Uğur daha 1 saat önce girmişti avluya. Kokusuna doyamadığı babası, yine evden bir şeyler yüklüyordu kamyona.
Bir şeyler içip hızlıca yardıma gitmişti ki babasına, silah sesleri geldi yeni çöken karanlıkta. Annesi suçlandı, Uğur’u son görüşünü, “dizleri üstüne çökmüştü, arkasında silahla duruyorlardı” diye anlattığında.
Polise göre ise bıyıkları terlemiş, nüfusa küçük yazılmış Uğur, dakikalarca kalaşnikof kullanmıştı, oğluyla birlikte ölen baba Ahmet Kaymaz gibi, çatışmada.
Ama sırttan sıralı 9 kurşun izini anlatamıyordu hiçbir savunma.

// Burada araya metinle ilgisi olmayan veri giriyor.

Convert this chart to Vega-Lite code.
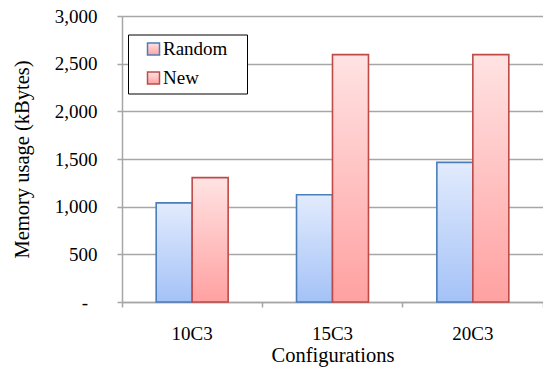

13 kurşunla vurulan Uğur’u vurduğu söylenen polisler, beklendiği gibi beraat ettiler “çok güvenli şehir” Eskişehir’deki duruşmalarda.
İhbara göre teröristleri evlerinde saklıyordu Kaymaz ailesi.
Ve o ihbarı teyit ediyordu “Hamza” kod adlı gözaltındaki birisi.
Uğraştı avukatlar, teyit eden kişi, Uğur’un öldürüldüğü 21 Kasım 2004’te değil, bir gün sonra gözaltına alınmıştı aslında.
Ama mahkeme için fark etmezdi, terörle mücadele bölgesinde olurdu bazı tarih hataları nasılsa.
Utanç verici karar
AİHM’ye gitti Uğur’un dosyası hemen sonra.
Yeni döndü, utanması kalanların utanacakları bir kararla.
Ağır tazminat bir yana, niye öldürdünüz, böyle müdahale mi olur dediler.
Dediler de onlar bilmez ki, “dört yanı düşmanlarla çevrili olduğunu, dış mihrakların bin bir oyun oynadığını” bu ülkede.
Elbette bir çocuk da kalaşnikofu ustaca kullanabilir sırtındaki kurşunlarla bu çemberde.
Ve çatışmaya hazırlanabilir ustaca, ayaklarında terlikle.
Turnalar göçtüler
Fatma Erkan 11, Uğur Kaymaz 12 yaşındaydı öldüklerinde.
Sıcak sarı evlerin üzerine ikindinin aşık gibi çöktüğü Mardin’de, yatıyorlar birbirlerinden habersiz.
Benzer iki fotoğrafları var uzanırken boylu boyunca çekilmiş devlet arşivlerinde.
Boyları en kabadayı tahminle 1,5 metre, yanlarındaki “kalaşnikofları” 85 santimetre.
Ve kanlı, kirlenmiş terlikleri, çocukluklarından kalma o saklı hazine.
Uğur, Fatma ve diğerlerinin çok önemi yok elbette mühim insanlar için bu bitmez hengamede.
Güzel gözlü turnalar, göçtüler.
Adaleti geçtik de bir yaz sıcağında usulca anımsayıp anmak içindir yazı, giderseniz Mardin’e.